Les États espagnol et français maintiennent une situation de blocage. Dans ce contexte, l’association Etxerat communique sa décision de faire un nouveau pas en avant : comme cela est déjà établi dans les statuts de l’association, nous allons prendre en charge directement l’assistance juridique et sanitaire de nos parents et amis prisonniers.

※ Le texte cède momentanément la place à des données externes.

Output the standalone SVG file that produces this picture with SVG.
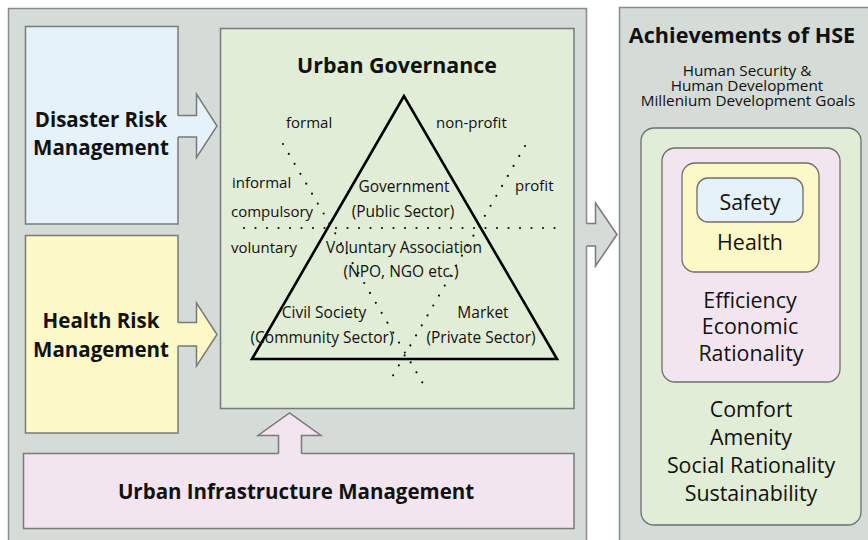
<svg xmlns="http://www.w3.org/2000/svg" width="868" height="540" viewBox="0 0 868 540">
<style>
  .panel{fill:#d5dbd6;stroke:#8a8a8a;stroke-width:1.5}
  .box{stroke:#7a7a7a;stroke-width:1.5}
  .rbox{stroke:#6e6e6e;stroke-width:1.3}
  .blue{fill:#e6f2f9}
  .yellow{fill:#fdf9c6}
  .green{fill:#e1edd6}
  .pink{fill:#f2e5f0}
  .grey{fill:#d5dbd6}
  .edge{fill:none;stroke:#7a7a7a;stroke-width:1.5;stroke-linejoin:miter}
  text{font-family:"Open Sans","Noto Sans","Liberation Sans",sans-serif;fill:#111;text-anchor:middle}
  .b{font-weight:bold}
  .h1{font-size:20.5px}
  .h2{font-size:20.5px}
  .t{font-size:15.5px}
  .s{font-size:15.3px}
  .r{font-size:21.4px}
  .lab{font-size:15px;text-anchor:start}
  .dot{fill:none;stroke:#111;stroke-width:2.2;stroke-linecap:round;stroke-dasharray:0 11.5}
  .tri{fill:none;stroke:#000;stroke-width:2.6;stroke-linejoin:miter}
</style>

<g id="panel-left">
  <rect class="panel" x="8.5" y="8.5" width="578" height="545"/>
</g>
<g id="panel-right">
  <rect class="panel" x="619.5" y="7.5" width="260" height="545"/>
</g>

<g id="disaster-risk">
  <rect class="box blue" x="25.5" y="26.5" width="152.5" height="197.5"/>
  <text class="b h1" x="101" y="127">Disaster Risk</text>
  <text class="b h1" x="101" y="155">Management</text>
</g>

<g id="health-risk">
  <rect class="box yellow" x="25.5" y="235.5" width="152.5" height="197.5"/>
  <text class="b h1" x="101" y="328">Health Risk</text>
  <text class="b h1" x="101" y="357">Management</text>
</g>

<g id="urban-infrastructure">
  <rect class="box pink" x="23.5" y="453.5" width="550.5" height="75"/>
  <text class="b h2" x="296" y="499">Urban Infrastructure Management</text>
</g>

<g id="urban-governance">
  <rect class="box green" x="220.5" y="28.5" width="353.5" height="380"/>
  <text class="b" style="font-size:21.4px" x="397" y="73">Urban Governance</text>
  <polygon class="tri" points="404,96 252,359 557,359"/>
  <line class="dot" x1="244" y1="228" x2="562" y2="228"/>
  <line class="dot" x1="283" y1="144" x2="425" y2="387"/>
  <line class="dot" x1="525" y1="146" x2="391" y2="379"/>
  <text class="lab" x="286" y="128">formal</text>
  <text class="lab" x="436" y="128">non-profit</text>
  <text class="lab" x="232" y="188">informal</text>
  <text class="lab" x="515" y="191">profit</text>
  <text class="lab" x="231" y="217">compulsory</text>
  <text class="lab" x="231" y="253">voluntary</text>
  <text class="t" x="404" y="192">Government</text>
  <text class="t" x="403" y="217">(Public Sector)</text>
  <text class="t" x="404" y="253">Voluntary Association</text>
  <text class="t" x="401" y="277">(NPO, NGO etc.)</text>
  <text class="t" x="324" y="318">Civil Society</text>
  <text class="t" x="322" y="343">(Community Sector)</text>
  <text class="t" x="483" y="318">Market</text>
  <text class="t" x="481" y="343">(Private Sector)</text>
</g>

<g id="achievements">
  <text class="b" style="font-size:21.6px" x="742" y="43">Achievements of HSE</text>
  <text class="s" x="747" y="76">Human Security &amp;</text>
  <text class="s" x="747" y="91">Human Development</text>
  <text class="s" x="748" y="106">Millenium Development Goals</text>
  <rect class="rbox green" x="641" y="128" width="220" height="397" rx="13"/>
  <rect class="rbox pink" x="662" y="148" width="178" height="234" rx="13"/>
  <rect class="rbox yellow" x="682" y="163" width="137" height="109" rx="13"/>
  <rect class="rbox blue" x="697" y="178" width="106" height="44" rx="11"/>
  <text class="r" x="750" y="210">Safety</text>
  <text class="r" x="750" y="250">Health</text>
  <text class="r" x="750" y="308">Efficiency</text>
  <text class="r" x="750" y="334">Economic</text>
  <text class="r" x="751" y="361">Rationality</text>
  <text class="r" x="751" y="417">Comfort</text>
  <text class="r" x="751" y="445">Amenity</text>
  <text class="r" x="751" y="473">Social Rationality</text>
  <text class="r" x="751" y="501">Sustainability</text>
</g>

<g id="connectors">
  <g id="arrow-disaster">
    <polygon class="blue" points="176,115.5 196.5,115.5 196.5,94 217,126 196.5,157.5 196.5,137 176,137"/>
    <polyline class="edge" points="178,115.5 196.5,115.5 196.5,94 217,126 196.5,157.5 196.5,137 178,137"/>
  </g>
  <g id="arrow-health">
    <polygon class="yellow" points="176,322.5 196.5,322.5 196.5,303 217,334.5 196.5,366 196.5,346 176,346"/>
    <polyline class="edge" points="178,322.5 196.5,322.5 196.5,303 217,334.5 196.5,366 196.5,346 178,346"/>
  </g>
  <g id="arrow-infrastructure">
    <polygon class="pink" points="278.5,455 278.5,435.5 258,435.5 289.5,413 321,435.5 301.5,435.5 301.5,455"/>
    <polyline class="edge" points="278.5,453.5 278.5,435.5 258,435.5 289.5,413 321,435.5 301.5,435.5 301.5,453.5"/>
  </g>
  <g id="arrow-governance-hse">
    <polygon class="grey" points="584,223.5 595.5,223.5 595.5,203 617,234.5 595.5,266 595.5,246 584,246"/>
    <polyline class="edge" points="586.5,223.5 595.5,223.5 595.5,203 617,234.5 595.5,266 595.5,246 586.5,246"/>
  </g>
</g>
</svg>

Etxerat travaillera du point de vue juridique au côté des avocats dans deux domaines. D’une part, chacune des initiatives juridiques permettant la libération et le retour chez eux des prisonnier(e)s sera abordée. Toutes les procédures juridiques possibles seront analysées et mises en œuvre, en fonction de la situation de chaque prisonnier(e). D’autre part, nous continuerons à travailler à la défense des droits humains fondamentaux et à l’amélioration des conditions de vie de ceux qui sont encore en prison. Dans ces deux domaines, nous mènerons notre travail jusqu’à son terme et dans ce sens, nous sommes conscients que dans le cas de certaines procédures, nous devrons aller jusqu’à la Cour Européenne de Strasbourg.
Dans le domaine de l’assistance, voulons souligner que le nombre de prisonniers du Collectif est aujourd’hui de 312, mais que les besoins augmentent au fur et à mesure que ce nombre diminue. Les chiffres sont crus, et reflètent une augmentation exponentielle très inquiétante du nombre de prisonniers malades : parmi les 91 prisonniers atteints d’une forme ou l’autre de pathologie, 13 figurent dans la liste de ceux qui souffrent de maladies graves et incurables (cinq de plus qu’il y a huit ans) tandis que huit autres, se trouvant dans la même situation, ne souhaitent pas rendre leur cas public. 19 prisonniers politiques basques sont morts derrière les barreaux. Derrière ces données, se trouvent, entre autres, les très longues condamnations et le facteur de l’âge des prisonnier(e)s.
Il est grand temps de répondre aux problèmes de santé physique et psychique qu’ils présentent, ainsi qu’à la question de l’assistance juridique dont nos parents et amis prisonniers vont avoir besoin.
Nous n’oublions pas non plus les conséquences que la dispersion provoque sur l’entourage familial et amical des prisonnier(e)s, Et Etxerat continuera à se doter de moyens humains et techniques pour réduire, autant que possible, ces coûts.
Nous souhaitons transmettre notre demande d’aide à la société basque pour pouvoir faire face au nouveau défi mis en place par Etxerat, et qui s’ajoute, comme nous l’avons dit, à la nécessité d’alléger les besoins et les coûts dérivés de la dispersion et de l’éloignement. Durant ces prochains mois, nous nous réunirons avec des acteurs politiques, syndicaux et sociaux, avec des travailleurs et des entreprises, avec des personnes référentes dans le domaine du sport et de la culture, avec les autorités religieuses, pour leur exposer l’importance de s’impliquer dans ce pari décisif et de contribuer à faire un pas irréversible vers la paix et la résolution définitive des conséquences du conflit.